The shell (also called the perimeter or wall) of a 3D print is the set of solid outer lines the slicer lays down around each layer’s perimeter. It is the dominant factor in a part’s structural strength, surface quality, and bridging ability. This calculator converts a perimeter count and line width into the actual shell thickness in millimetres, flags shells below the practical structural minimum, and suggests how many perimeters reach it.
How it works
Each perimeter is one extruded line of plastic, and the lines stack side by side without gaps:
shell thickness = number of perimeters × line width
The line width defaults to the nozzle diameter. A 0.4 mm nozzle produces a line roughly 0.4 mm wide at default settings. Most slicers allow you to override this to between 100% and 120% of the nozzle diameter — a wider line lays down more plastic per pass, improving layer adhesion at the cost of slightly reduced fine-detail resolution. The calculator accepts an explicit line width so you can model the override accurately.

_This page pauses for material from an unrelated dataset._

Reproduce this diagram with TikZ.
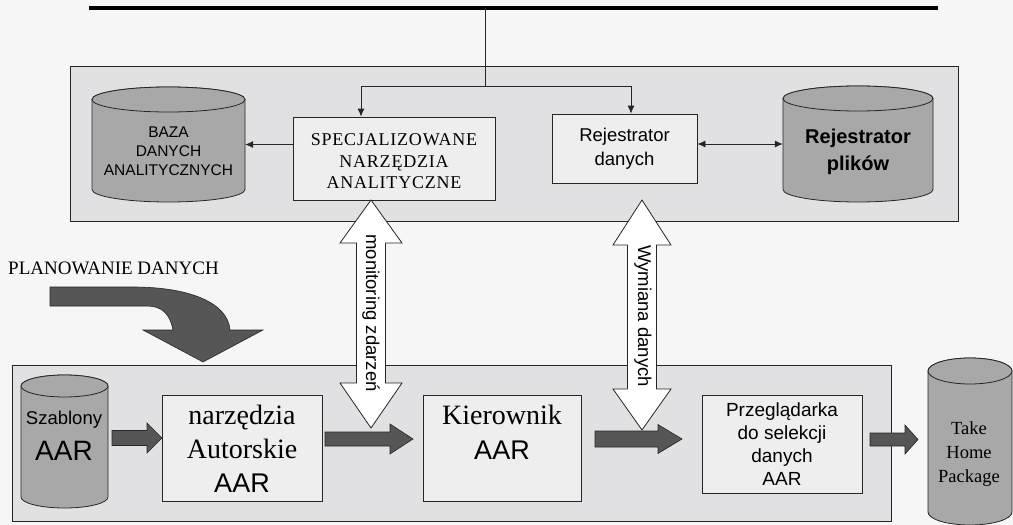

The structural minimum used to flag thin shells is approximately 0.8 mm — roughly two lines on a standard 0.4 mm setup. Below this, parts are fragile under any side load.
Worked examples
| Perimeters | Line width | Shell thickness | Structural? |
|---|---|---|---|
| 2 | 0.4 mm | 0.8 mm | Borderline |
| 3 | 0.4 mm | 1.2 mm | Yes |
| 4 | 0.4 mm | 1.6 mm | Yes, strong |
| 2 | 0.45 mm | 0.9 mm | Yes |
| 3 | 0.6 mm | 1.8 mm | Yes, strong |
For a standard 0.4 mm nozzle, 3 perimeters give a 1.2 mm wall — robust for most functional parts. For a 0.6 mm nozzle at 120% (0.72 mm line width), 3 perimeters give 2.16 mm — a very thick, strong wall in fewer passes.
Shells vs. infill for strength
Adding perimeters is almost always more weight-efficient than raising infill density when the goal is strength. Bending and impact loads concentrate at the outer surface — the shell — so thicker walls directly reinforce where stress is highest. A part with 4 perimeters and 15% infill is typically stronger and lighter than the same part at 2 perimeters and 50% infill, and it prints faster too.
Practical guidance
- Decorative objects: 2 perimeters is usually enough.
- Functional or structural parts: 3–4 perimeters; more for anything that takes repeated mechanical load.
- Thin walls or snap-fits: if the feature is only 1–2 line widths wide, the slicer may not fill the gap with infill at all — thickening the design slightly or increasing perimeters to overlap is more reliable than adding infill.
- Nozzle diameter vs. slicer line width: always check the slicer’s actual line width setting under wall/perimeter settings; it may differ from the nozzle diameter by 10–20%, which accumulates across multiple perimeters.
All calculations run locally in your browser; nothing is uploaded.